Exercise: Repeat the entire listing exactly as written.
··· Given data ···
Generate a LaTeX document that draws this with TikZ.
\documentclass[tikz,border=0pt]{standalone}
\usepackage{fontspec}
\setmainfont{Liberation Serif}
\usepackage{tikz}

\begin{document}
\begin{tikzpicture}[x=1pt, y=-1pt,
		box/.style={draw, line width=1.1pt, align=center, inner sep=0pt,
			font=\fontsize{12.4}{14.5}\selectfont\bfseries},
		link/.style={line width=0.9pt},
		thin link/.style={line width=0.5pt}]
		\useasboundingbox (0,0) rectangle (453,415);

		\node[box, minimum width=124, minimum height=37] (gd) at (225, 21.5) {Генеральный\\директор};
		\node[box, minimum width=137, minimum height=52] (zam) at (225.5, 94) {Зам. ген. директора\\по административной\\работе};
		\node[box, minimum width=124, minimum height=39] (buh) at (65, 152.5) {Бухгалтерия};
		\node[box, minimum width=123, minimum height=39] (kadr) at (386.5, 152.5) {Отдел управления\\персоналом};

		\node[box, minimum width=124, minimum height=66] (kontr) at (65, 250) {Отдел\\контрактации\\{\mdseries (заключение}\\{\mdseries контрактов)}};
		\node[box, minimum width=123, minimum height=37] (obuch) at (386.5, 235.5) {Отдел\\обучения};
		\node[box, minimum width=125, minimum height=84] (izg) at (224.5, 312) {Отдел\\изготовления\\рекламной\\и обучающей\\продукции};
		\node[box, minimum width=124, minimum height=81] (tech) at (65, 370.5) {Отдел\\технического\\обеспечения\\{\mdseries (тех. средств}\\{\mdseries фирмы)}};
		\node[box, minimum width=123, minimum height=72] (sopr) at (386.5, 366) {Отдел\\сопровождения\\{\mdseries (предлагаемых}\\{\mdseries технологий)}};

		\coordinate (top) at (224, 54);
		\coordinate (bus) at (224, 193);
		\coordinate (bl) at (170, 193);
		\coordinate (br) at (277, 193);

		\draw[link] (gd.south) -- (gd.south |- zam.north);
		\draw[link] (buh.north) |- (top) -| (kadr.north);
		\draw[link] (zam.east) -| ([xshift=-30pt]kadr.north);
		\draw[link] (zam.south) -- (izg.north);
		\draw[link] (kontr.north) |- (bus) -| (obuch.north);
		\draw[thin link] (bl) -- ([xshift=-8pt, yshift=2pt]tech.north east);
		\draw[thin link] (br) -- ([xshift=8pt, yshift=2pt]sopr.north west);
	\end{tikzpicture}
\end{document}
···
Expected output:
Generate a LaTeX document that draws this with TikZ.
\documentclass[tikz,border=0pt]{standalone}
\usepackage{fontspec}
\setmainfont{Liberation Serif}
\usepackage{tikz}

\begin{document}
\begin{tikzpicture}[x=1pt, y=-1pt,
		box/.style={draw, line width=1.1pt, align=center, inner sep=0pt,
			font=\fontsize{12.4}{14.5}\selectfont\bfseries},
		link/.style={line width=0.9pt},
		thin link/.style={line width=0.5pt}]
		\useasboundingbox (0,0) rectangle (453,415);

		\node[box, minimum width=124, minimum height=37] (gd) at (225, 21.5) {Генеральный\\директор};
		\node[box, minimum width=137, minimum height=52] (zam) at (225.5, 94) {Зам. ген. директора\\по административной\\работе};
		\node[box, minimum width=124, minimum height=39] (buh) at (65, 152.5) {Бухгалтерия};
		\node[box, minimum width=123, minimum height=39] (kadr) at (386.5, 152.5) {Отдел управления\\персоналом};

		\node[box, minimum width=124, minimum height=66] (kontr) at (65, 250) {Отдел\\контрактации\\{\mdseries (заключение}\\{\mdseries контрактов)}};
		\node[box, minimum width=123, minimum height=37] (obuch) at (386.5, 235.5) {Отдел\\обучения};
		\node[box, minimum width=125, minimum height=84] (izg) at (224.5, 312) {Отдел\\изготовления\\рекламной\\и обучающей\\продукции};
		\node[box, minimum width=124, minimum height=81] (tech) at (65, 370.5) {Отдел\\технического\\обеспечения\\{\mdseries (тех. средств}\\{\mdseries фирмы)}};
		\node[box, minimum width=123, minimum height=72] (sopr) at (386.5, 366) {Отдел\\сопровождения\\{\mdseries (предлагаемых}\\{\mdseries технологий)}};

		\coordinate (top) at (224, 54);
		\coordinate (bus) at (224, 193);
		\coordinate (bl) at (170, 193);
		\coordinate (br) at (277, 193);

		\draw[link] (gd.south) -- (gd.south |- zam.north);
		\draw[link] (buh.north) |- (top) -| (kadr.north);
		\draw[link] (zam.east) -| ([xshift=-30pt]kadr.north);
		\draw[link] (zam.south) -- (izg.north);
		\draw[link] (kontr.north) |- (bus) -| (obuch.north);
		\draw[thin link] (bl) -- ([xshift=-8pt, yshift=2pt]tech.north east);
		\draw[thin link] (br) -- ([xshift=8pt, yshift=2pt]sopr.north west);
	\end{tikzpicture}
\end{document}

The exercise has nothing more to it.